Restate the data word for word and leave the images out.

[Material provided start]

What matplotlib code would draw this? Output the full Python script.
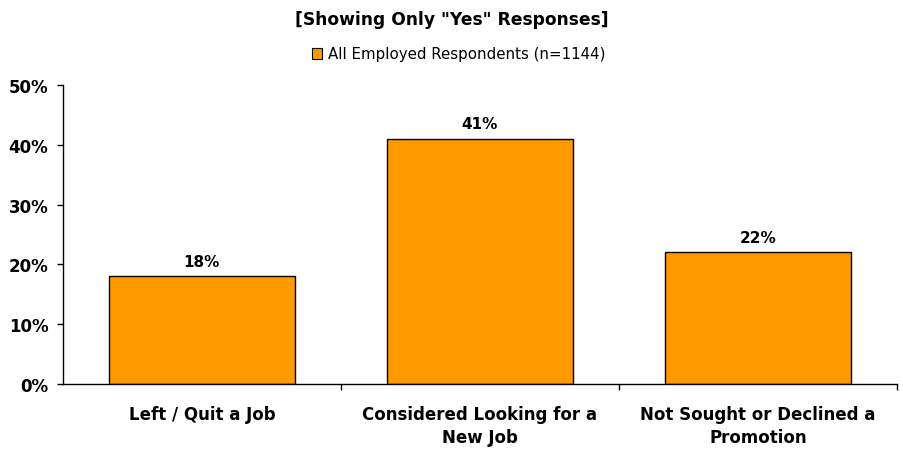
import matplotlib
matplotlib.use("Agg")
import matplotlib.pyplot as plt
from matplotlib.ticker import FixedLocator, PercentFormatter
from matplotlib.patches import Patch

plt.rcParams['font.family'] = ['DejaVu Sans']

categories = ["Left / Quit a Job", "Considered Looking for a\nNew Job", "Not Sought or Declined a\nPromotion"]
values = [18, 41, 22]
series_name = "All Employed Respondents (n=1144)"
title = '[Showing Only "Yes" Responses]'

fig = plt.figure(figsize=(9.04, 4.60), dpi=100)
ax = fig.add_axes([63/904, 1-385/460, (897-63)/904, (385-86)/460])

x = list(range(len(values)))
bars = ax.bar(x, values, width=0.67, color='#FF9900', edgecolor='black', linewidth=1.0, zorder=2)
for xi, v in zip(x, values):
    ax.text(xi, v + 1.3, f"{v}%", ha='center', va='bottom', fontsize=11, fontweight='bold')

ax.set_xlim(-0.5, len(values) - 0.5)
ax.set_ylim(0, 50)
ax.yaxis.set_major_locator(FixedLocator([0, 10, 20, 30, 40, 50]))
ax.yaxis.set_major_formatter(PercentFormatter(decimals=0))
for lab in ax.get_yticklabels():
    lab.set_fontweight('bold')
    lab.set_fontsize(12)
ax.tick_params(axis='y', length=4.5, width=1, pad=6)

ax.set_xticks(x)
ax.set_xticklabels(categories, fontsize=12, fontweight='bold', linespacing=1.35)
ax.tick_params(axis='x', length=0, pad=15)
ax.set_xticks([0.5, 1.5, 2.5], minor=True)
ax.tick_params(axis='x', which='minor', length=4.5, width=1)

for s in ['top', 'right']:
    ax.spines[s].set_visible(False)
ax.spines['left'].set_linewidth(1)
ax.spines['bottom'].set_linewidth(1)

fig.text(0.5, 1-20/460, title, ha='center', va='center', fontsize=12.3, fontweight='bold')
handle = Patch(facecolor='#FF9900', edgecolor='black', linewidth=0.8)
fig.legend([handle], [series_name], loc='center', bbox_to_anchor=(459/904, 1-55/460),
           frameon=False, fontsize=10.8, handlelength=0.7, handleheight=0.7, handletextpad=0.4)

fig.savefig("out.png", dpi=100)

[Material provided end]

_Response for this exercise_
What matplotlib code would draw this? Output the full Python script.
import matplotlib
matplotlib.use("Agg")
import matplotlib.pyplot as plt
from matplotlib.ticker import FixedLocator, PercentFormatter
from matplotlib.patches import Patch

plt.rcParams['font.family'] = ['DejaVu Sans']

categories = ["Left / Quit a Job", "Considered Looking for a\nNew Job", "Not Sought or Declined a\nPromotion"]
values = [18, 41, 22]
series_name = "All Employed Respondents (n=1144)"
title = '[Showing Only "Yes" Responses]'

fig = plt.figure(figsize=(9.04, 4.60), dpi=100)
ax = fig.add_axes([63/904, 1-385/460, (897-63)/904, (385-86)/460])

x = list(range(len(values)))
bars = ax.bar(x, values, width=0.67, color='#FF9900', edgecolor='black', linewidth=1.0, zorder=2)
for xi, v in zip(x, values):
    ax.text(xi, v + 1.3, f"{v}%", ha='center', va='bottom', fontsize=11, fontweight='bold')

ax.set_xlim(-0.5, len(values) - 0.5)
ax.set_ylim(0, 50)
ax.yaxis.set_major_locator(FixedLocator([0, 10, 20, 30, 40, 50]))
ax.yaxis.set_major_formatter(PercentFormatter(decimals=0))
for lab in ax.get_yticklabels():
    lab.set_fontweight('bold')
    lab.set_fontsize(12)
ax.tick_params(axis='y', length=4.5, width=1, pad=6)

ax.set_xticks(x)
ax.set_xticklabels(categories, fontsize=12, fontweight='bold', linespacing=1.35)
ax.tick_params(axis='x', length=0, pad=15)
ax.set_xticks([0.5, 1.5, 2.5], minor=True)
ax.tick_params(axis='x', which='minor', length=4.5, width=1)

for s in ['top', 'right']:
    ax.spines[s].set_visible(False)
ax.spines['left'].set_linewidth(1)
ax.spines['bottom'].set_linewidth(1)

fig.text(0.5, 1-20/460, title, ha='center', va='center', fontsize=12.3, fontweight='bold')
handle = Patch(facecolor='#FF9900', edgecolor='black', linewidth=0.8)
fig.legend([handle], [series_name], loc='center', bbox_to_anchor=(459/904, 1-55/460),
           frameon=False, fontsize=10.8, handlelength=0.7, handleheight=0.7, handletextpad=0.4)

fig.savefig("out.png", dpi=100)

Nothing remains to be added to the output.